Time to bury pollution issue
Last updated 11:50, Thursday, 11 September 2008
The Government’s former chief scientific adviser has warned that our turbine charge for windfarms will actually increase the price of our electricity and force up to 500,000 people into the fuel poverty trap.
One of Tony Blair’s last acts as Prime Minister was to sign up to an EU target to have 20 per cent of Europe’s energy from renewable sources by 2020.
This will also lead to price rises, the Government reckons around 10 per cent for electricity and 20 per cent for gas.
Professor Sir David King told a BBC Radio 4 programme the Government is placing too much emphasis on wind power to reach targets which will cause more people to suffer from fuel poverty.
He thinks the EU leaders did not understand what they were committing themselves to and now need to renegotiate a less expensive target.
“If they had said 20 per cent renewables on the electricity grids across the European Union by 2020, we would have had a realistic target but by saying 20 per cent of all energy, I actually wonder whether that wasn’t a mistake.”
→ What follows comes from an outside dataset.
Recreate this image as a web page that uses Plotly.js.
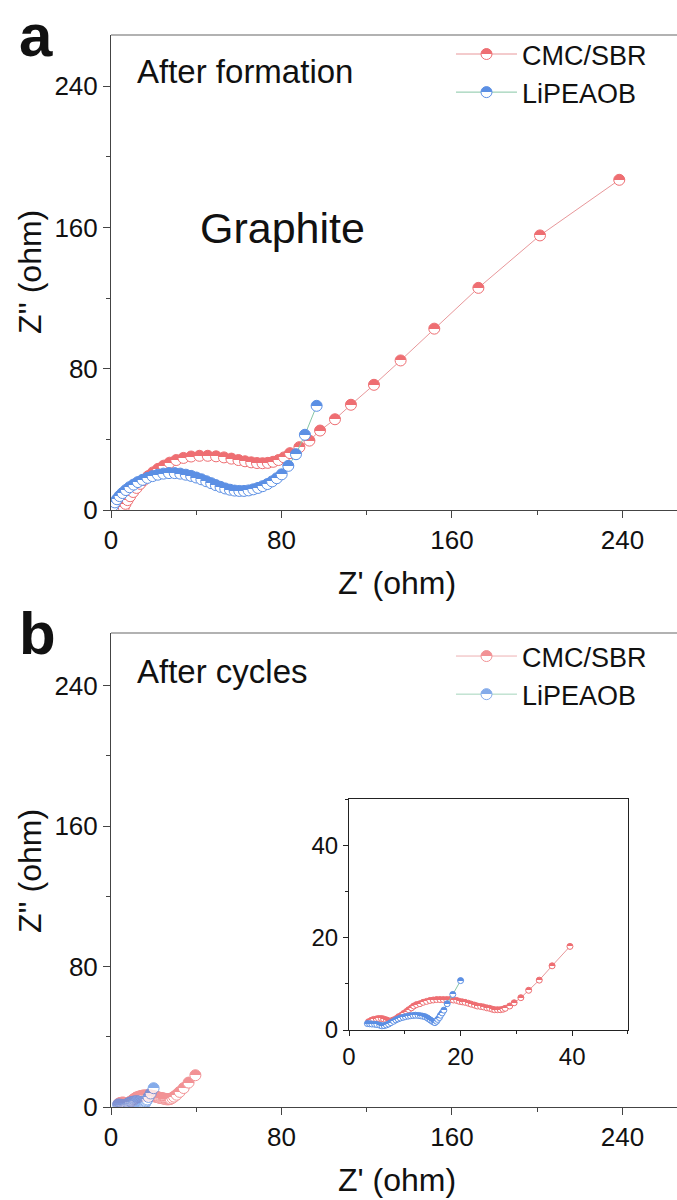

The Government’s only alternative to wind is to go nuclear, a decision that will cost us dearly now and for a long, long time in the future.
There has been outcry and mass demonstrations at plans to build new coal-fired power stations in the UK with opponents saying the CO2 emissions will only speed up climate change.
Meanwhile, in Germany, a mini power plant has been developed as a pilot project for carbon capture and storage – the first coal-fired plant in the world ready to capture and store its own CO2 emissions.
The CO2 will be separated, squashed to one 500th of its original volume and squeezed into a cylinder ready to be transported to a gas field and forced 1,000m below the surface where it should stay until long after mankind has stopped worrying about climate change.
Shouldn’t we now be thinking along similar lines?